We have been all through this on other threads. The problem may be the WDTV but also the MKVmerge developer for introducing something that he knew would not work with most hardware units. He is purely trying to make a point. WD know about it and maybe at some point in time they will update the firmware but until that time everybody will have to use an old version of MKVmerge or remember to turn off the compression every-time they use the program. It makes you wonder what else has not yet been introduced. Personally I have now lost confidence in MKVmerge and I won’t be updating mine from 4.0.0. The fact of life is that I purchased my WDTV and I need files that will work. I have no interest in joining some crusade by the author of MKVmerge into getting manufactures to follow the letter of the spec. I note that the author did not bother to follow the spec for the last 6 years so I question his motive for doing so now. Perhaps he is getting too big for his boots and he thinks that he can control manufacturers because he has a popular program.
“…he can control manufacturers because he has a popular program.”
Ten to One he’ll be successful.
I don’t agree with his approach, but I’d about bet it’ll have the desired effect…
He may be able but he is also upsetting a lot of users by doing so. Also other programs like popcorn MKV audioconverter have been updated to take care of this issue.

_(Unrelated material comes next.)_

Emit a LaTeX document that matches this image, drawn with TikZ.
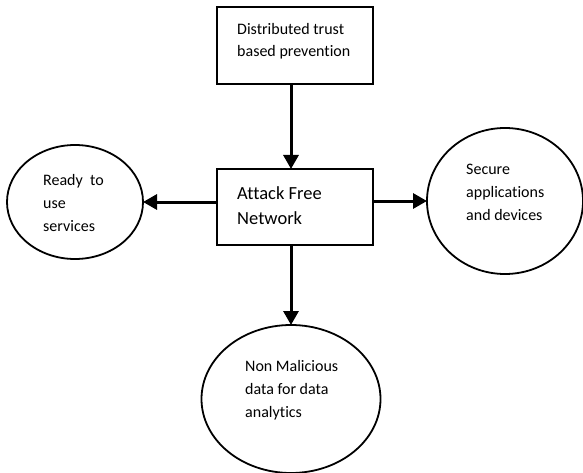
\documentclass[tikz,border=0pt]{standalone}
\usepackage{fontspec}
\setmainfont[Ligatures=NoCommon]{Carlito}
\usetikzlibrary{arrows.meta,shapes.geometric}
\begin{document}
\begin{tikzpicture}[x=1pt,y=-1pt,
  boxnode/.style={draw,line width=1.8pt,rectangle,inner sep=0pt,outer sep=0pt,minimum width=156pt},
  ellnode/.style={draw,line width=1.8pt,ellipse,inner sep=0pt,outer sep=0pt},
  txt/.style={anchor=base west,align=left,inner sep=0pt,font=\fontsize{16}{22.7}\selectfont},
  bigtxt/.style={anchor=base west,align=left,inner sep=0pt,font=\fontsize{18.5}{25}\selectfont},
  arr/.style={line width=3pt,-{Triangle[width=15pt,length=14pt]}}]
\useasboundingbox (0,0) rectangle (583,473);
\node[boxnode,minimum height=77pt] (top) at (295,45.5) {};
\node[boxnode,minimum height=76pt] (mid) at (295,207) {};
\node[ellnode,minimum width=136pt,minimum height=114pt] (left) at (75,202) {};
\node[ellnode,minimum width=156pt,minimum height=146pt] (right) at (505,201) {};
\node[ellnode,minimum width=179pt,minimum height=148pt] (bot) at (291,399) {};
\node[txt] (ttop) at (237,57) {Distributed trust\\based prevention};
\node[bigtxt] (tmid) at (237,224) {Attack Free\\Network};
\node[txt] (tleft) at (43,231) {Ready \ to\\use\\services};
\node[txt] (tright) at (466,220) {Secure\\applications\\and devices};
\node[txt] (tbot) at (245,417) {Non Malicious\\data for data\\analytics};
\draw[arr] ([xshift=-4pt]top.south) -- ([xshift=-4pt]mid.north);
\draw[arr] ([yshift=5pt]mid.west) -- (left.east);
\draw[arr] ([yshift=6pt]mid.east) -- (right.west);
\draw[arr] ([xshift=-4pt]mid.south) -- (bot.north);
\end{tikzpicture}
\end{document}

The point is what can we do if WD do not want to update their firmware. We can either have no sound, or remember to manually switch off compression or just use the 4.0.0 version. As I said my purpose in life is to watch my videos not join a pointless campaign particularly when it appears that the MKVmerge author could not bother to implement this part of the spec for years.
Thanks for the temporary solution while we all anxiously wait for a WD firmware update to address the issue. My only question now is: how do you get such detailed video file properties/media and Codec information as the one in this post?
Thanks for the temporary solution while we all anxiously wait for a WD firmware update to address the issue. My only question now is: how do you get such detailed video file properties/media and Codec information as the one in this post?
I a new to the WD TV Live, and am also having this problem with mkv files.
I’ve downloaded mkmerge and remuxed with compression set to none and this still seems not to work for me. I did upgrade my firmware yesterday would this have anything to do with it.
Here is my file after remuxed:
General
Complete name : E:\Movies\Movie_Encoded.720p remux2.mkv
Format : Matroska
File size : 6.55 GiB
Duration : 2h 28mn
Overall bit rate : 6 332 Kbps
Encoded date : UTC 2010-11-21 16:49:52
Writing application : mkvmerge v4.4.0 (‘Die Wiederkehr’) built on Oct 31 2010 21:52:48
Writing library : libebml v1.0.0 + libmatroska v1.0.0
Audio
ID : 1
Format : DTS
Format/Info : Digital Theater Systems
Codec ID : A_DTS
Duration : 2h 28mn
Bit rate mode : Constant
Bit rate : 1 510 Kbps
Channel(s) : 6 channels
Channel positions : Front: L C R, Side: L R, LFE
Sampling rate : 48.0 KHz
Bit depth : 24 bits
Video delay : 11ms
Stream size : 1.56 GiB (24%)
Language : English
Text
ID : 2
Format : UTF-8
Codec ID : S_TEXT/UTF8
Codec ID/Info : UTF-8 Plain Text
Language : English
The audio problems are most likely the same bug in the new firmware that’s troubling many other users. You might want to downgrade until WD sorts things out.
The other thing I can see is the 5 reference frames in your encodes. You might want to only use 3 or 4 reference frames in future encodes you make – even though you’re “allowed” to go as high as something silly like 32 reference frames, most players simply don’t have the buffer space to deal with such insane levels. I’d thought I’d read that the WDTVs only have enough physical memory to buffer 4 reference frames, so your 5-ref-frame encodes might not always play back cleanly on WDTVs (and if you use a lower number, your encode will go quicker as well ).